A graduate of Boston University College of Fine Arts and Tufts University he has assembled and directed choirs for Mariah Carey, Ryan Gosling, Bobby McFerrin, Patti Labelle, and Phish. He has performed in dozens of schools, churches, prisons and shelters as well as Fenway Park, Carnegie Hall, the Vatican, and the White House.
As a composer, songwriter, and producer, he has recorded 10 CD's of his original work, which is featured on iTunes, Spotify, and Amazon. He is the 2013 recipient of two New England Urban Music Awards, and a 2020 Eliot Norton Award nominee for Outstanding Music Direction. In 2021, he was a featured artist with the Boston Pops, both as a soloist and as a co-host with Keith Lockhart, engaging in discussions of race, cultural appropriation, and the significance of Jazz music. Coleman’s work celebrating Negro Spirituals for the Boston Pops and the Tanglewood Festival Chorus was featured in their 2021 Holiday at Pops concert series.
Recently Coleman has served as the Music Director for the Front Porch Collective’s production of Ain’t Misbehaving, Once on This Island for SpeakEasy Stage Company, the American Repertory Theatre’s production of WILD (featuring Idina Menzel) and Passing Strange for Moonbox Productions.

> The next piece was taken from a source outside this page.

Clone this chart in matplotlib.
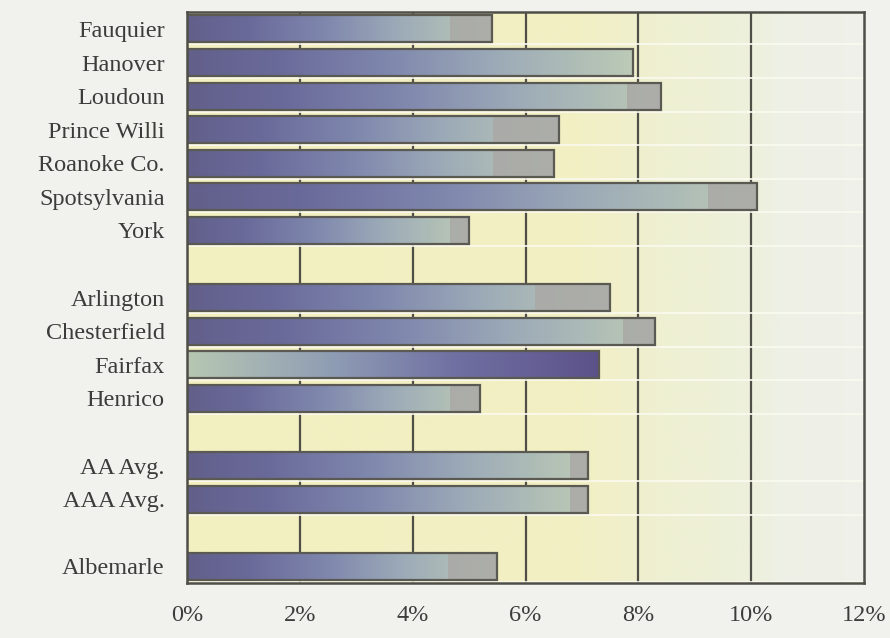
import numpy as np
import matplotlib
matplotlib.use("Agg")
import matplotlib.pyplot as plt
from matplotlib.colors import LinearSegmentedColormap

# Category labels, top to bottom ("" marks a spacer row between groups)
labels = ["Fauquier", "Hanover", "Loudoun", "Prince Willi", "Roanoke Co.",
          "Spotsylvania", "York", "",
          "Arlington", "Chesterfield", "Fairfax", "Henrico", "",
          "AA Avg.", "AAA Avg.", "",
          "Albemarle"]

# Bar values in percent (None for spacer rows)
values = [5.4, 7.9, 8.4, 6.6, 6.5, 10.1, 5.0, None,
          7.5, 8.3, 7.3, 5.2, None,
          7.1, 7.1, None,
          5.5]

# Where the grey end band of each bar begins (None = no band)
shade_start = [4.66, None, 7.8, 5.43, 5.43, 9.24, 4.66, None,
               6.17, 7.73, None, 4.66, None,
               6.79, 6.79, None,
               4.63]

# Bars whose colour ramp runs the other way
reversed_ramp = ["Fairfax"]

xticks = [0, 2, 4, 6, 8, 10, 12]
xtick_labels = ["0%", "2%", "4%", "6%", "8%", "10%", "12%"]

plt.rcParams["font.family"] = ["Liberation Serif", "DejaVu Serif"]

fig = plt.figure(figsize=(8.9, 6.38), dpi=100, facecolor="#f1f1ee")
ax = fig.add_axes([0.210, 0.086, 0.761, 0.895])

n = len(labels)
ymin, ymax = n - 0.5, -0.5
bar_h = 0.8

# plot-area wash: yellow on the left fading to pale grey-green on the right
bg_cmap = LinearSegmentedColormap.from_list(
    "bg", [(0.0, "#f3efc0"), (0.58, "#f2efc4"), (0.70, "#eff0d2"),
           (0.84, "#edf0dc"), (0.88, "#eef0e6"), (1.0, "#eff1ea")])
ax.imshow(np.linspace(0, 1, 256)[None, :], cmap=bg_cmap, aspect="auto",
          extent=[0, 12, ymin, ymax], zorder=0, interpolation="bilinear")

bar_cmap = LinearSegmentedColormap.from_list(
    "bar", [(0.0, "#625f8a"), (0.2, "#6a6a9a"), (0.45, "#7f87ad"),
            (0.7, "#9dabb8"), (1.0, "#bccab6")])
rev_cmap = LinearSegmentedColormap.from_list(
    "rev", [(0.0, "#5c528a"), (0.35, "#7070a2"), (0.65, "#8f9db4"),
            (1.0, "#b7c7b2")])
ramp = np.linspace(0, 1, 256)[None, :]

for i, (lab, v, s) in enumerate(zip(labels, values, shade_start)):
    if v is None:
        continue
    if lab in reversed_ramp:
        img, cm = ramp[:, ::-1], rev_cmap
    else:
        img, cm = ramp, bar_cmap
    ax.imshow(img, cmap=cm, aspect="auto", interpolation="bilinear",
              extent=[0, v, i + bar_h / 2, i - bar_h / 2], zorder=3)
    if s is not None:
        ax.barh(i, v - s, left=s, height=bar_h, color="#aaa9a6",
                alpha=0.85, zorder=4, linewidth=0)
    # thin light strip under each bar
    ax.plot([0, 12], [i + bar_h / 2 + 0.06] * 2, color="#fbfbf0",
            lw=1.2, zorder=2)

# bar outlines
vals_plot = [0 if v is None else v for v in values]
outline = ax.barh(range(n), vals_plot, height=bar_h, facecolor="none",
                  edgecolor="#5a5a52", linewidth=1.6, zorder=5)
for patch, v in zip(outline, values):
    if v is None:
        patch.set_visible(False)

# vertical gridlines
for x in xticks[1:-1]:
    ax.axvline(x, color="#4f4f48", lw=1.6, zorder=1)

ax.set_xlim(0, 12)
ax.set_ylim(ymin, ymax)
ax.set_xticks(xticks)
ax.set_xticklabels(xtick_labels)
ax.set_yticks([i for i, l in enumerate(labels) if l])
ax.set_yticklabels([l for l in labels if l])
ax.tick_params(axis="both", length=0, labelsize=17.5, labelcolor="#3c3c3a")
ax.tick_params(axis="y", pad=16)
ax.tick_params(axis="x", pad=16)
for sp in ax.spines.values():
    sp.set_color("#4f4f48")
    sp.set_linewidth(1.8)
    sp.set_zorder(6)

fig.savefig("out.png", dpi=100, facecolor=fig.get_facecolor())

Coro Allegro previously had the honor of collaborating with Coleman in Deep River, with the Boston Landmarks Orchestra and the One City Chorus. Coleman and Artistic Director David Hodgkins were featured co-panelists in “Portraying Race Through Musical Theatre and the Concert Stage in 2019,” presented by the Landmarks Orchestra at WBUR Cityspace.